Hello, LakeFS community. Is there a way to mirror...
# help
c
Hello, LakeFS community. Is there a way to mirror a LakeFS instance in another region? Specifically, I have a LakeFS instance connected to a DynamoDB global table and an S3 bucket. And I have another LakeFS instance connected to the same DynamoDB global table. The second LakeFS instance uses the same S3 instance. But I want it to use an S3 bucket that is a bidirectional replica of the other S3 bucket. Is this possible? The obvious answer would be to specify a multi-region access point instead of an S3 bucket. But LakeFS doesn't seem to support using a multi-region access point. Am I missing something here? For example, would this architecture be unstable due to replication delays?
a
Hi @CC, There is no current support for replicated lakeFS. Generally lakeFS tries to provide an interface similar to other object stores -- which are also non-replicated. And it provides very strict semantics for concurrency, because that is required for versioning. Trying to replicate objects between buckets in different regions is intriguing, but off-hand I am not sure how this would work. For instance, suppose that i have lakeFS instances that try to mirror one another, one in us-west-2 one in eu-central-1: what would you expect to happen if I concurrently commit on both? (I am not sure how multi-region access points would work to solve the issues with concurrent operation semantics on different lakeFS instances; I do see how it might route operations to the right lakeFS instance... but that is probably the smaller issue.)
c
I agree that concurrent commitment would be problematic for any dual-master situation. AWS offers last-request-wins for replicating between 2 buckets, and assigning numeric priorities for replicating between more than 2 buckets. But AWS is solving a different problem, and their solution may very well fail for LakeFS replication. However, a master-slave arrangement (one-way replication) would be extremely useful, and seems more technically feasible for LakeFS. For some reason, I thought LakeFS Cloud would be capable of replicating (one-way or two-way) across regions. If practical, that could be quite useful. But it sounds like that was wishful thinking on my part? (It's not for me to say what should and should not be technically feasible. Just clarifying the current capabilities.)
a
Thanks! IIUC you're asking for a multiregion readonly replica. I'd be really grateful if you could open an issue to do that. Could you also add your use case? Mostly in terms of volume of writes and reads - whatever we do has to be cheaper than cross-regional access, or we gain little. Have you considered exporting the branch to s3? Because atomicity will anyway be weaker across replicas...
c
What is the process for opening an issue? The problem with exporting a branch is that it nullifies many of the reasons for using LakeFS in the first place: 1) The deduplication from branching is lost. 2) The redundant files then have to be transferred across regions. 3) The commit ID loses its significance in the target S3. All of those could be addressed by copying to another LakeFS instance, using rclone.
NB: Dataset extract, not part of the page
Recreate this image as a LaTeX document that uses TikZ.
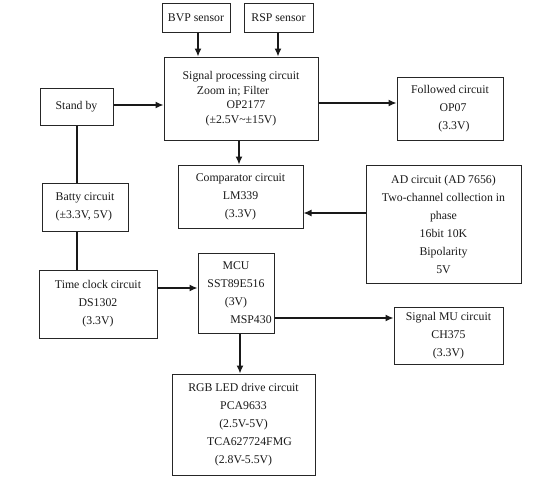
\documentclass[tikz,border=0pt]{standalone}
\usepackage{fontspec}
\setmainfont{Liberation Serif}
\usetikzlibrary{arrows.meta}
\newcommand{\padR}[1]{\hbox to #1{}}
\begin{document}
\begin{tikzpicture}[x=1pt,y=-1pt,
  box/.style={draw=black!85, line width=1pt, rectangle, inner sep=0pt, align=center,
    text=black!90, font=\fontsize{11.8}{18}\selectfont},
  arr/.style={-{Latex[length=8pt,width=7pt]}, line width=1.3pt, draw=black!90},
  ln/.style={line width=1.3pt, draw=black!90}]
\useasboundingbox (0,0) rectangle (544,483);
\node[box, minimum width=68pt, minimum height=29pt] (bvp) at (196,17.5) {BVP sensor};
\node[box, minimum width=69pt, minimum height=29pt] (rsp) at (278.5,17.5) {RSP sensor};
\node[box, minimum width=154pt, minimum height=83pt, font=\fontsize{11.8}{14.5}\selectfont] (sig) at (241,98.5)
  {Signal processing circuit\\Zoom in; Filter\padR{16pt}\\\padR{10pt}OP2177\\(±2.5V\textasciitilde±15V)};
\node[box, minimum width=73pt, minimum height=37pt] (stand) at (76.5,106.5) {Stand by};
\node[box, minimum width=86pt, minimum height=48pt, align=left] (batty) at (85,207) {Batty circuit\\(±3.3V, 5V)};
\node[box, minimum width=106pt, minimum height=63pt] (follow) at (450,108.5) {Followed circuit\\\padR{6pt}OP07\\\padR{8pt}(3.3V)};
\node[box, minimum width=125pt, minimum height=63pt] (comp) at (240.5,196.5) {Comparator circuit\\LM339\\(3.3V)};
\node[box, minimum width=155pt, minimum height=118pt] (ad) at (443.5,224) {AD circuit (AD 7656)\\Two-channel collection in\\phase\\16bit 10K\\Bipolarity\\5V};
\node[box, minimum width=118pt, minimum height=68pt] (clock) at (98,304) {Time clock circuit\\DS1302\\(3.3V)};
\node[box, minimum width=76pt, minimum height=80pt] (mcu) at (236,293) {MCU\\SST89E516\\(3V)\\\padR{30pt}MSP430};
\node[box, minimum width=109pt, minimum height=57pt] (mu) at (448.5,335.5) {Signal MU circuit\\CH375\\(3.3V)};
\node[box, minimum width=143pt, minimum height=101pt] (rgb) at (243.5,424.5) {RGB LED drive circuit\\PCA9633\\(2.5V-5V)\\\padR{12pt}TCA627724FMG\\(2.8V-5.5V)};
% connectors
\draw[arr] (bvp.south -| 198,0) -- (sig.north -| 198,0);
\draw[arr] (rsp.south -| 278,0) -- (sig.north -| 278,0);
\draw[arr] (stand.east |- 0,105) -- (sig.west |- 0,105);
\draw[arr] (sig.east |- 0,103) -- (follow.west |- 0,103);
\draw[arr] (sig.south -| 239,0) -- (comp.north -| 239,0);
\draw[arr] (ad.west |- 0,213) -- (comp.east |- 0,213);
\draw[ln] (stand.south -| 77,0) -- (batty.north -| 77,0);
\draw[ln] (batty.south -| 77,0) -- (clock.north -| 77,0);
\draw[arr] (clock.east |- 0,288) -- (mcu.west |- 0,288);
\draw[arr] (mcu.east |- 0,318) -- (mu.west |- 0,318);
\draw[arr] (mcu.south -| 240,0) -- (rgb.north -| 240,0);
\end{tikzpicture}
\end{document}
But it feels like the complexity is going up pretty fast. Is there a way to forward (really just copy) all requests to one LakeFS instance, so they also go to another LakeFS instance?
a
Issues are just https://github.com/treeverse/lakeFS/issues/new But I'm afraid I don't understand the architecture you'd like to use: if data and metadata are stored at a remote region, having just a local lakeFS might not make much of a difference (for use cases I have in mind, at least). Would you be willing to hop on a VC to discuss? Please message me privately if you can and we'll set up something. Thanks!
Forwarding requests, for instance, would probably not work in many cases, because order of requests matters and serialisation across regions is slow.